▸ REQUIREMENT:
Pick out the lines below that contain the string "this" and copy them all.

▸ DATA FOR THE TASK:
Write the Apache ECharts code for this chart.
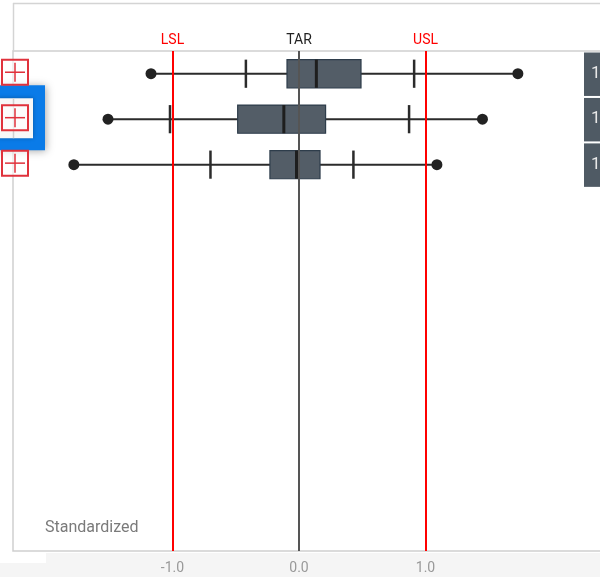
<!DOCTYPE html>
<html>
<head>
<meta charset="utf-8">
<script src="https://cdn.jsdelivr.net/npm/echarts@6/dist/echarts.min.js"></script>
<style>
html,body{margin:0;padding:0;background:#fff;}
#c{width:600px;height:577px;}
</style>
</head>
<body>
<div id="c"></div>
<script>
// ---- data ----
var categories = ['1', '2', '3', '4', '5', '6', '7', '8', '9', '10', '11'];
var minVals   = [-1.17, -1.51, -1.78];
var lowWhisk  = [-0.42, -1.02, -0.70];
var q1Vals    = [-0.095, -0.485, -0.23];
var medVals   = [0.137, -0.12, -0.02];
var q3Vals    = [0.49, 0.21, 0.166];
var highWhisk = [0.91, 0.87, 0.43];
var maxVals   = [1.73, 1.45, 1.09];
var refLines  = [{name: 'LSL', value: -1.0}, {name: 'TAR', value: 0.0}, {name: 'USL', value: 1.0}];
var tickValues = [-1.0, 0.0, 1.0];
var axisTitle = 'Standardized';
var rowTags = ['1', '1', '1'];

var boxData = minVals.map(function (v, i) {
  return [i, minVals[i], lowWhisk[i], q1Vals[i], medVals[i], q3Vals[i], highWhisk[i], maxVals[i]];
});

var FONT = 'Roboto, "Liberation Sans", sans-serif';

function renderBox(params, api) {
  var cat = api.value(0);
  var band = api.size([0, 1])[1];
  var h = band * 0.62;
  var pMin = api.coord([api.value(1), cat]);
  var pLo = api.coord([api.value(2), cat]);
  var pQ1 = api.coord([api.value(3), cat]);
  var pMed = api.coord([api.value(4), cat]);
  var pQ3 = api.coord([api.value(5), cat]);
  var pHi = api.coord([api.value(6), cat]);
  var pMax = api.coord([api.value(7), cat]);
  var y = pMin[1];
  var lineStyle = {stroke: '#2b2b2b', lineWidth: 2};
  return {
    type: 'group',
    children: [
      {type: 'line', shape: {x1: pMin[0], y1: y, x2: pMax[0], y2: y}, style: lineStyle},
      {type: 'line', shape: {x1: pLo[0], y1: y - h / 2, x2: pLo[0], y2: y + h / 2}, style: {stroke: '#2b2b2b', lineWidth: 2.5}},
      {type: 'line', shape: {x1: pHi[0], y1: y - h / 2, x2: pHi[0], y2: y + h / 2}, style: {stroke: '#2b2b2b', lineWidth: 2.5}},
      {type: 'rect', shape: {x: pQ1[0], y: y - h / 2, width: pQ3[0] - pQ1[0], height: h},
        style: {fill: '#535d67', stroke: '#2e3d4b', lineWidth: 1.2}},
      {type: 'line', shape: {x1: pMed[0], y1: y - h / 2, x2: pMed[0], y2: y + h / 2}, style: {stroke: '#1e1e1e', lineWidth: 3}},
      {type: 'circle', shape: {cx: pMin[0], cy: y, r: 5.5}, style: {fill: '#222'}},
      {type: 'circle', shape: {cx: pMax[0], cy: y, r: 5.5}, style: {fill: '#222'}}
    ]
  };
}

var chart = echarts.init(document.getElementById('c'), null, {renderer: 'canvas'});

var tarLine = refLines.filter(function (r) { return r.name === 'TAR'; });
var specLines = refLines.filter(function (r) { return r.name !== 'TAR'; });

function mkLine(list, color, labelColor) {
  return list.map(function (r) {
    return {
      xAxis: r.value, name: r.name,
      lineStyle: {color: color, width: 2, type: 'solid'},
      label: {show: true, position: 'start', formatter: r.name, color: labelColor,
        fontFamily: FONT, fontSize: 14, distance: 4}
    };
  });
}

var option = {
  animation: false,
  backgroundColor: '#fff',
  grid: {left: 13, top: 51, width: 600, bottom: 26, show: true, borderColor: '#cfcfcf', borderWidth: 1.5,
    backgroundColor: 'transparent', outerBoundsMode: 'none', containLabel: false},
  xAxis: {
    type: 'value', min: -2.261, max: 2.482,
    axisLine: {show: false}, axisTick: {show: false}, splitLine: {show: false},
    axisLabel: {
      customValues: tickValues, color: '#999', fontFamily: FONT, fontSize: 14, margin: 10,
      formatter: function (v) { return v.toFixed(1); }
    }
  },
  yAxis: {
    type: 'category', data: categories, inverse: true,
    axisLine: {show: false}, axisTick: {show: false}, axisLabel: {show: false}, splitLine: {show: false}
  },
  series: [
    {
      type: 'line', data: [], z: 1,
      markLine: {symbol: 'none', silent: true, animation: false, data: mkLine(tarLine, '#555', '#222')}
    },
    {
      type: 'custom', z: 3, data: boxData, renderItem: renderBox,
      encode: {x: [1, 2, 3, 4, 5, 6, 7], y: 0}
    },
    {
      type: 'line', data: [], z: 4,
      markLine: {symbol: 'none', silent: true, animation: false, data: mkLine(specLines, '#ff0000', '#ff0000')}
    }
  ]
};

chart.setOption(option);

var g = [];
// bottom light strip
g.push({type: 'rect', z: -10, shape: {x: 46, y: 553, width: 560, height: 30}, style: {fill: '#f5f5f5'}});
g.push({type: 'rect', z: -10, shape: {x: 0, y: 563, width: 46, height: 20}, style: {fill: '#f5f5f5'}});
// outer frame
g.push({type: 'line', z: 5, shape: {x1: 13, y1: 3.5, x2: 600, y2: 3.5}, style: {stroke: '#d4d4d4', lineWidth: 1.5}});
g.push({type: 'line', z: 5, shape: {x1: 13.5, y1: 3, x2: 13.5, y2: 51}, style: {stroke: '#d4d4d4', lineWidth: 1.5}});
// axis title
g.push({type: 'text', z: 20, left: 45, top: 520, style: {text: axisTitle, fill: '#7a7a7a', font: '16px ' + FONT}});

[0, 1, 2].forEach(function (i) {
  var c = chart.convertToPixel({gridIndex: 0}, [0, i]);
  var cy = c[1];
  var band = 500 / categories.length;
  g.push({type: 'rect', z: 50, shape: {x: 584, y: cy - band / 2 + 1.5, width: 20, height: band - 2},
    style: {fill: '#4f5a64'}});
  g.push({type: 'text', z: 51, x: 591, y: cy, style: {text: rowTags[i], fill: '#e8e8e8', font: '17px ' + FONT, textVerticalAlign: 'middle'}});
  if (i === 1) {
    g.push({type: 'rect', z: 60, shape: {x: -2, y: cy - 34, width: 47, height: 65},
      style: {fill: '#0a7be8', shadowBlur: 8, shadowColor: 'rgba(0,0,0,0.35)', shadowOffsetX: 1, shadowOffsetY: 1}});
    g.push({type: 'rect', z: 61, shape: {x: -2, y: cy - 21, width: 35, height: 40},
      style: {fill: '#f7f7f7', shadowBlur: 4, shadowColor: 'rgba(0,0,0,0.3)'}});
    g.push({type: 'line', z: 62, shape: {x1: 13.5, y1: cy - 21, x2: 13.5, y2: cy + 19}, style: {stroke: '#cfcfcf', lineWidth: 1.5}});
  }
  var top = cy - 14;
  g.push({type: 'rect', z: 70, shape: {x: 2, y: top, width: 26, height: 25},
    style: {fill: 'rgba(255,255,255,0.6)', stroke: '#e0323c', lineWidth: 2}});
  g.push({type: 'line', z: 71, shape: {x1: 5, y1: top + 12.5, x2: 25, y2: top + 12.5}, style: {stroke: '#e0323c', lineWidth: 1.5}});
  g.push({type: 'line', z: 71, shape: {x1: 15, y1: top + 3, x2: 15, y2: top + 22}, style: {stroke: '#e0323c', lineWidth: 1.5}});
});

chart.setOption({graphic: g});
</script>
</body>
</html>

==

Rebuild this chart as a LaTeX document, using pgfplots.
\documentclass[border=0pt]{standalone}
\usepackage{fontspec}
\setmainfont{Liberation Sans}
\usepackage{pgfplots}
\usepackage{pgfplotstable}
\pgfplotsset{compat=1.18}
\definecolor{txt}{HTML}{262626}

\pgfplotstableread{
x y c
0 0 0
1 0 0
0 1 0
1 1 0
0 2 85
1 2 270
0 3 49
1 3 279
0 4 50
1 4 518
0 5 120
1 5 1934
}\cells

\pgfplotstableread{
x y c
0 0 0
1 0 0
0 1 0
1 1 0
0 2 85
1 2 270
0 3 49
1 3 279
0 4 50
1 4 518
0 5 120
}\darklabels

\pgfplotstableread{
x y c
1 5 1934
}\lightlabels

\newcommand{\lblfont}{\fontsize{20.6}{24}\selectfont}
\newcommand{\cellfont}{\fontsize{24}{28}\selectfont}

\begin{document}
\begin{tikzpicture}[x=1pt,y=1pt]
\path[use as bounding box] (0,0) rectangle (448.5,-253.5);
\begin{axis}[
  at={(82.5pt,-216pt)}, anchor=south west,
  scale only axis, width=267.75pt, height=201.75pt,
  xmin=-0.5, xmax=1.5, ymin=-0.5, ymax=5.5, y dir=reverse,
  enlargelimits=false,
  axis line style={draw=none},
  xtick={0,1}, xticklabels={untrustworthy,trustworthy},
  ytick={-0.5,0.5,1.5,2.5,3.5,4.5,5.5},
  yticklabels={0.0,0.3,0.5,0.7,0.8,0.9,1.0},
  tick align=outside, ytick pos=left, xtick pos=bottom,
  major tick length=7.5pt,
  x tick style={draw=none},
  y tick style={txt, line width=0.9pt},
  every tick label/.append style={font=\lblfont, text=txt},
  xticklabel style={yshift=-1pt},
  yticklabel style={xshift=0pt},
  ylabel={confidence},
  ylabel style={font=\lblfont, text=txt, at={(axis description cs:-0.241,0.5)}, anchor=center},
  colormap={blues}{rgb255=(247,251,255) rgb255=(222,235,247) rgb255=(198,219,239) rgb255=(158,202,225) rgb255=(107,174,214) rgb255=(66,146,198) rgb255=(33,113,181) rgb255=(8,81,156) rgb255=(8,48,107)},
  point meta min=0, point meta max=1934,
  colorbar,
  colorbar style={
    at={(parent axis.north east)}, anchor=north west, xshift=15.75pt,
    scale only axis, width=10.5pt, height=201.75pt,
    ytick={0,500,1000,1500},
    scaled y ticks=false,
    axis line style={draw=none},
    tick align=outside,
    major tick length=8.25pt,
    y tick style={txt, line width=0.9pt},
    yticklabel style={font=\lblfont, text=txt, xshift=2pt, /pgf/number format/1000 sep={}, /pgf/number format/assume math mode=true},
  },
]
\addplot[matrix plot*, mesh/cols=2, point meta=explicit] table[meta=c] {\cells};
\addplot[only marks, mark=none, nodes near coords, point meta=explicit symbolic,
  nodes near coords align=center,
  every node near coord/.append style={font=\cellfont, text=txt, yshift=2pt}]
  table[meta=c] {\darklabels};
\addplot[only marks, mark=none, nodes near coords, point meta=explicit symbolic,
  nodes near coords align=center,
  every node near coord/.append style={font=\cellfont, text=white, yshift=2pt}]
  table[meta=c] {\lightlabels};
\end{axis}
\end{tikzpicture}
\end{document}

---

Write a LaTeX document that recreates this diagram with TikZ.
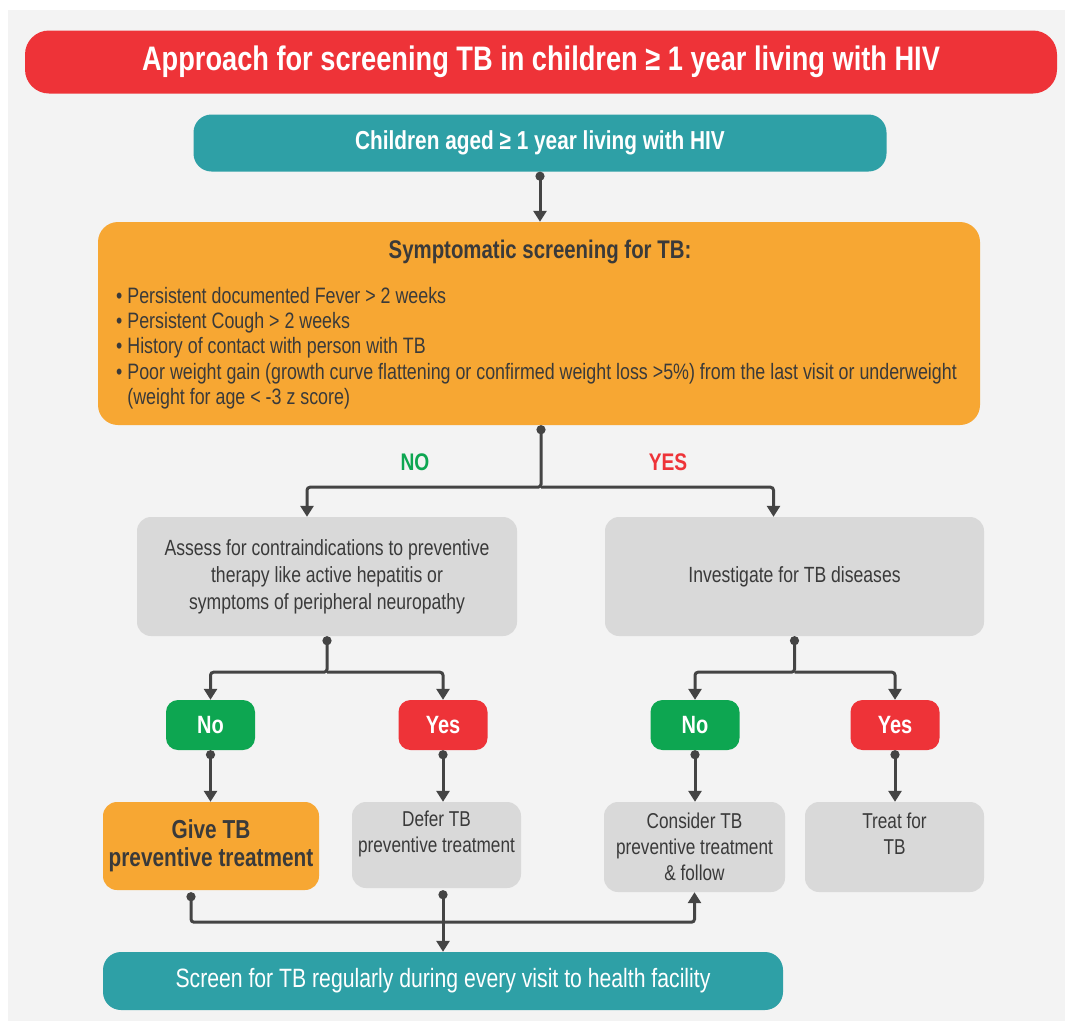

▸ WRITTEN SOLUTION:
Write the Apache ECharts code for this chart.
Rebuild this chart as a LaTeX document, using pgfplots.
Write a LaTeX document that recreates this diagram with TikZ.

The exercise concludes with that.